** Start Material provided **

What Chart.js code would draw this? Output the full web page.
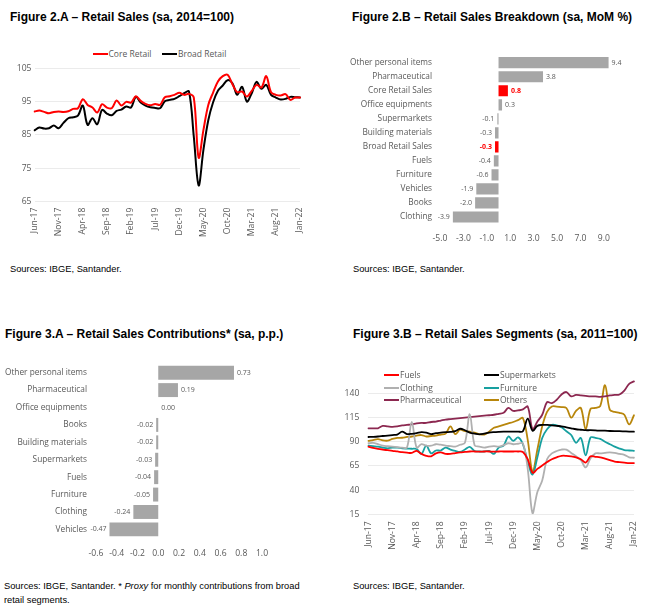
<!DOCTYPE html>
<html>
<head>
<meta charset="utf-8">
<script src="https://cdn.jsdelivr.net/npm/chart.js@4.4.1/dist/chart.umd.min.js"></script>
<style>
  body { margin: 0; background: #fff; width: 652px; height: 614px; position: relative; overflow: hidden; }
  .title { position: absolute; font: bold 12px "Liberation Sans", Arial, sans-serif; line-height: 14px; color: #000; white-space: nowrap; }
  .src { position: absolute; font: 9.3px "Liberation Sans", Arial, sans-serif; line-height: 14px; color: #000; white-space: nowrap; }
  canvas { position: absolute; }
  .lg { position: absolute; font: 8.5px "Open Sans", sans-serif; line-height: 12px; color: #595959; white-space: nowrap; }
  .lg i { display: inline-block; width: 15px; height: 2px; vertical-align: middle; margin-right: 1px; position: relative; top: -1px; }
</style>
</head>
<body>

<div class="title" style="left:10px; top:10px;">Figure 2.A – Retail Sales (sa, 2014=100)</div>
<div class="title" style="left:352px; top:10px;">Figure 2.B – Retail Sales Breakdown (sa, MoM %)</div>
<div class="title" style="left:5px; top:327px;">Figure 3.A – Retail Sales Contributions* (sa, p.p.)</div>
<div class="title" style="left:353px; top:327px;">Figure 3.B – Retail Sales Segments (sa, 2011=100)</div>

<canvas id="c2a" width="326" height="190" style="left:0; top:60px;"></canvas>
<canvas id="c2b" width="326" height="210" style="left:326px; top:40px;"></canvas>
<canvas id="c3a" width="326" height="220" style="left:0; top:350px;"></canvas>
<canvas id="c3b" width="326" height="200" style="left:326px; top:360px;"></canvas>

<div id="legends"></div>

<div class="src" style="left:10px; top:262px;">Sources: IBGE, Santander.</div>
<div class="src" style="left:353px; top:262px;">Sources: IBGE, Santander.</div>
<div class="src" style="left:4px; top:579px;">Sources: IBGE, Santander. * <i>Proxy</i> for monthly contributions from broad<br>retail segments.</div>
<div class="src" style="left:353px; top:579px;">Sources: IBGE, Santander.</div>

<script>
// ---- data ----
const months = [
  "Jun-17", "Jul-17", "Aug-17", "Sep-17", "Oct-17", "Nov-17", "Dec-17",
  "Jan-18", "Feb-18", "Mar-18", "Apr-18", "May-18", "Jun-18", "Jul-18", "Aug-18", "Sep-18", "Oct-18", "Nov-18", "Dec-18",
  "Jan-19", "Feb-19", "Mar-19", "Apr-19", "May-19", "Jun-19", "Jul-19", "Aug-19", "Sep-19", "Oct-19", "Nov-19", "Dec-19",
  "Jan-20", "Feb-20", "Mar-20", "Apr-20", "May-20", "Jun-20", "Jul-20", "Aug-20", "Sep-20", "Oct-20", "Nov-20", "Dec-20",
  "Jan-21", "Feb-21", "Mar-21", "Apr-21", "May-21", "Jun-21", "Jul-21", "Aug-21", "Sep-21", "Oct-21", "Nov-21", "Dec-21",
  "Jan-22"
];

// Figure 2.A
const coreRetail = [
  92.0, 92.3, 91.9, 91.5, 91.9, 92.0, 91.9,
  92.1, 92.8, 93.0, 95.7, 94.0, 93.2, 91.7, 94.2, 93.2, 93.0, 95.3, 93.8,
  94.9, 94.7, 96.6, 95.2, 94.3, 93.9, 94.3, 94.0, 96.3, 96.6, 97.0, 97.6,
  97.0, 97.3, 96.2, 78.2, 86.5, 94.0, 97.7, 101.0, 102.6, 103.0, 100.2, 97.8,
  98.0, 96.5, 98.2, 100.0, 99.2, 102.6, 97.8, 97.0, 96.8, 97.2, 95.5, 96.2,
  96.2
];
const broadRetail = [
  86.4, 87.2, 86.9, 87.0, 87.8, 87.0, 88.6,
  90.0, 90.3, 90.8, 93.8, 88.0, 90.0, 88.2, 92.5, 91.4, 90.9, 92.2, 92.6,
  93.5, 93.2, 96.4, 94.7, 93.8, 93.3, 93.1, 93.0, 95.1, 95.5, 95.8, 96.6,
  97.5, 98.0, 84.5, 69.9, 80.6, 89.4, 94.8, 98.2, 99.8, 101.4, 100.5, 97.0,
  99.4, 95.0, 97.5, 100.9, 98.8, 100.0, 97.0, 96.2, 95.6, 95.8, 96.4, 96.3,
  96.2
];
const ticks2A = [65, 75, 85, 95, 105];

// Figure 2.B
const breakdownCats = ["Other personal items", "Pharmaceutical", "Core Retail Sales", "Office equipments",
  "Supermarkets", "Building materials", "Broad Retail Sales", "Fuels", "Furniture", "Vehicles", "Books", "Clothing"];
const breakdownVals = [9.4, 3.8, 0.8, 0.3, -0.1, -0.3, -0.3, -0.4, -0.6, -1.9, -2.0, -3.9];
const breakdownHighlight = ["Core Retail Sales", "Broad Retail Sales"];
const ticks2B = [-5, -3, -1, 1, 3, 5, 7, 9];

// Figure 3.A
const contribCats = ["Other personal items", "Pharmaceutical", "Office equipments", "Books", "Building materials",
  "Supermarkets", "Fuels", "Furniture", "Clothing", "Vehicles"];
const contribVals = [0.73, 0.19, 0.00, -0.02, -0.02, -0.03, -0.04, -0.05, -0.24, -0.47];
const ticks3A = [-0.6, -0.4, -0.2, 0.0, 0.2, 0.4, 0.6, 0.8, 1.0];

// Figure 3.B
const fuels = [
  85.0, 83.8, 82.8, 82.0, 81.3, 80.6, 80.0,
  79.3, 78.8, 78.5, 80.7, 77.5, 75.5, 75.0, 78.0, 79.0, 77.5, 77.5, 78.3,
  79.0, 79.5, 80.0, 80.0, 79.8, 80.0, 80.0, 79.8, 80.0, 80.0, 80.0, 80.0,
  80.0, 79.5, 72.0, 58.0, 62.0, 65.5, 69.0, 72.0, 74.0, 75.5, 75.5, 75.0,
  74.0, 72.0, 68.5, 75.0, 74.5, 74.0, 72.5, 71.0, 69.5, 69.0, 68.5, 68.0,
  68.0
];
const supermarkets = [
  95.0, 95.2, 95.5, 96.0, 96.5, 97.0, 97.5,
  100.5, 98.0, 98.3, 99.0, 100.0, 99.5, 98.0, 99.0, 99.5, 100.0, 100.2, 101.0,
  103.5, 102.0, 99.5, 98.5, 97.8, 98.5, 99.5, 100.0, 100.3, 100.5, 100.5, 100.5,
  100.5, 101.0, 114.0, 101.5, 106.5, 107.5, 107.5, 107.0, 106.5, 106.0, 105.0, 104.0,
  103.0, 102.5, 102.0, 102.0, 101.8, 101.5, 101.5, 101.2, 101.0, 101.0, 100.8, 100.6,
  100.5
];
const clothing = [
  88.5, 89.0, 87.5, 86.0, 85.5, 85.0, 84.5,
  84.0, 84.0, 110.5, 84.0, 87.5, 86.0, 86.0, 87.5, 87.0, 86.0, 85.5, 85.0,
  87.0, 89.0, 118.5, 86.5, 85.0, 84.0, 85.0, 85.5, 85.0, 86.5, 88.5, 87.5,
  88.0, 88.5, 62.0, 16.0, 38.0, 50.0, 72.0, 78.0, 80.5, 82.0, 82.0, 78.5,
  75.0, 71.0, 63.5, 73.0, 78.0, 78.0, 78.5, 79.0, 78.5, 77.5, 76.5, 74.0,
  73.5
];
const furniture = [
  86.0, 85.5, 85.0, 84.0, 83.3, 84.0, 84.0,
  83.3, 83.0, 82.8, 82.5, 77.5, 86.0, 78.0, 81.0, 81.0, 84.0, 82.0, 80.5,
  79.5, 82.0, 84.8, 80.5, 80.0, 80.0, 80.5, 77.5, 84.0, 86.0, 95.5, 91.0,
  94.5, 87.5, 70.0, 56.0, 74.0, 94.0, 103.0, 107.5, 107.0, 105.0, 101.0, 97.0,
  89.0, 94.0, 76.0, 94.5, 94.0, 93.0, 90.0, 87.5, 85.0, 83.0, 81.5, 81.0,
  80.7
];
const pharmaceutical = [
  104.0, 104.0, 104.0, 106.5, 106.0, 105.5, 106.0,
  107.0, 107.5, 108.0, 109.0, 109.5, 109.5, 110.5, 111.0, 112.0, 113.0, 113.5, 114.0,
  114.5, 115.0, 115.5, 116.0, 116.5, 117.0, 117.5, 118.0, 119.0, 120.0, 125.0, 122.0,
  122.5, 123.5, 126.5, 103.0, 111.0, 118.0, 131.0, 130.0, 133.5, 139.0, 141.5, 137.0,
  138.5, 138.0, 137.5, 137.0, 137.0, 136.5, 137.0, 138.0, 138.5, 139.0, 143.0, 150.0,
  152.5
];
const others = [
  91.0, 91.8, 92.8, 91.5, 91.2, 93.0, 94.0,
  94.2, 95.0, 95.5, 96.5, 97.0, 95.5, 96.0, 96.5, 97.5, 98.5, 106.0, 98.0,
  102.5, 101.0, 100.5, 99.5, 98.0, 97.5, 100.5, 104.5, 106.0, 107.5, 109.0, 110.5,
  112.5, 114.5, 92.0, 59.0, 82.0, 106.0, 121.0, 126.5, 126.5, 126.0, 125.0, 115.0,
  122.0, 125.0, 103.0, 124.0, 125.0, 127.0, 148.5, 123.0, 121.0, 120.0, 118.0, 108.0,
  117.5
];
const ticks3B = [15, 40, 65, 90, 115, 140];

// ---- styling ----
Chart.defaults.font.family = '"Open Sans", sans-serif';
Chart.defaults.color = "#595959";
Chart.defaults.animation = false;

const GREY_BAR = "#a6a6a6";
const RED = "#ff0000";

function fixWidth(w) { return s => { s.width = w; }; }
function fixHeight(h) { return s => { s.height = h; }; }
function useTicks(list) { return s => { s.ticks = list.map(v => ({ value: v })); }; }

// value labels next to horizontal bars
const barLabels = {
  id: "barLabels",
  afterDatasetsDraw(chart, args, opts) {
    const ctx = chart.ctx;
    const ds = chart.data.datasets[0];
    const meta = chart.getDatasetMeta(0);
    ctx.save();
    ctx.textBaseline = "middle";
    meta.data.forEach((bar, i) => {
      const v = ds.data[i];
      const hot = opts.highlight && opts.highlight.includes(chart.data.labels[i]);
      ctx.fillStyle = hot ? RED : "#595959";
      ctx.font = (hot ? "bold " : "") + opts.size + 'px "Open Sans", sans-serif';
      const txt = v.toFixed(opts.decimals);
      if (v >= 0) {
        ctx.textAlign = "left";
        ctx.fillText(txt, bar.x + 3, bar.y);
      } else {
        ctx.textAlign = "right";
        ctx.fillText(txt, bar.x - 3, bar.y);
      }
    });
    ctx.restore();
  }
};

function lineChart(id, datasets, cfg) {
  return new Chart(document.getElementById(id), {
    type: "line",
    data: { labels: months, datasets: datasets },
    options: {
      responsive: false,
      layout: { padding: cfg.padding },
      elements: { point: { radius: 0 }, line: { tension: 0.35, borderCapStyle: "round" } },
      plugins: { legend: { display: false }, tooltip: { enabled: false } },
      scales: {
        x: {
          type: "category",
          offset: false,
          grid: { display: false, drawTicks: false },
          border: { display: false },
          afterFit: fixHeight(cfg.xHeight),
          ticks: {
            autoSkip: false, minRotation: 90, maxRotation: 90, padding: cfg.xPad,
            font: { size: 8.6 },
            callback: function (v, i) { return i % 5 === 0 ? this.getLabelForValue(v) : ""; }
          }
        },
        y: {
          min: cfg.min, max: cfg.max,
          grid: { color: "#ebebeb", drawTicks: false },
          border: { display: false },
          afterFit: fixWidth(cfg.yWidth),
          afterBuildTicks: useTicks(cfg.ticks),
          ticks: { padding: cfg.yPad, font: { size: 8.6 } }
        }
      }
    }
  });
}

function barChart(id, cats, vals, cfg) {
  return new Chart(document.getElementById(id), {
    type: "bar",
    data: {
      labels: cats,
      datasets: [{
        data: vals,
        backgroundColor: cats.map(c => (cfg.highlight || []).includes(c) ? RED : GREY_BAR),
        barPercentage: 0.8,
        categoryPercentage: 1.0
      }]
    },
    options: {
      indexAxis: "y",
      responsive: false,
      layout: { padding: cfg.padding },
      plugins: {
        legend: { display: false }, tooltip: { enabled: false },
        barLabels: { decimals: cfg.decimals, size: 7, highlight: cfg.highlight }
      },
      scales: {
        x: {
          min: cfg.min, max: cfg.max,
          grid: { display: false, drawTicks: false },
          border: { display: false },
          afterFit: fixHeight(cfg.xHeight),
          afterBuildTicks: useTicks(cfg.ticks),
          ticks: { padding: cfg.xPad, autoSkip: false, minRotation: 0, maxRotation: 0,
                   font: { size: 8.6 }, callback: v => v.toFixed(1) }
        },
        y: {
          grid: { display: false, drawTicks: false },
          border: { display: false },
          afterFit: fixWidth(cfg.yWidth),
          ticks: { padding: cfg.yPad, autoSkip: false, font: { size: 8.3 } }
        }
      }
    },
    plugins: [barLabels]
  });
}

// Figure 2.A
lineChart("c2a", [
  { label: "Core Retail", data: coreRetail, borderColor: RED, borderWidth: 2 },
  { label: "Broad Retail", data: broadRetail, borderColor: "#000000", borderWidth: 2 }
], { padding: { top: 5, right: 26, left: 0, bottom: 0 }, xHeight: 48.3, yWidth: 34.5,
     xPad: 6, yPad: 3, min: 65, max: 105, ticks: ticks2A });

// Figure 2.B
barChart("c2b", breakdownCats, breakdownVals, {
  padding: { top: 15.7, right: 36.4, left: 0, bottom: 0 }, xHeight: 26, yWidth: 114,
  xPad: 9, yPad: 8, min: -5, max: 10, ticks: ticks2B, decimals: 1, highlight: breakdownHighlight
});

// Figure 3.A
barChart("c3a", contribCats, contribVals, {
  padding: { top: 12.9, right: 64, left: 0, bottom: 0 }, xHeight: 31.9, yWidth: 96,
  xPad: 10, yPad: 9, min: -0.6, max: 1.0, ticks: ticks3A, decimals: 2
});

// Figure 3.B
const segNames = ["Fuels", "Supermarkets", "Clothing", "Furniture", "Pharmaceutical", "Others"];
const segColors = ["#ff0000", "#000000", "#b0b0b0", "#17a0a0", "#8c2850", "#b8860b"];
const segData = [fuels, supermarkets, clothing, furniture, pharmaceutical, others];
lineChart("c3b", segData.map((d, i) => ({
  label: segNames[i], data: d, borderColor: segColors[i], borderWidth: 1.8
})), { padding: { top: 12.4, right: 18, left: 0, bottom: 0 }, xHeight: 45.7, yWidth: 42.3,
       xPad: 7, yPad: 9, min: 15, max: 160, ticks: ticks3B });

// legends (HTML)
function legendItem(x, y, name, color) {
  const el = document.createElement("div");
  el.className = "lg";
  el.style.left = x + "px";
  el.style.top = (y - 6) + "px";
  el.innerHTML = '<i style="background:' + color + '"></i>' + name;
  document.getElementById("legends").appendChild(el);
}
legendItem(92.5, 54.3, "Core Retail", RED);
legendItem(162, 54.3, "Broad Retail", "#000000");
const segCols = [384, 484];
const segRows = [375, 388, 400];
segNames.forEach((n, i) => legendItem(segCols[i % 2], segRows[Math.floor(i / 2)], n, segColors[i]));
</script>
</body>
</html>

** End Material provided **

*Exercise requirements*. Pick every line with "this" in it and copy it.

*Exercise response*.
What Chart.js code would draw this? Output the full web page.
            callback: function (v, i) { return i % 5 === 0 ? this.getLabelForValue(v) : ""; }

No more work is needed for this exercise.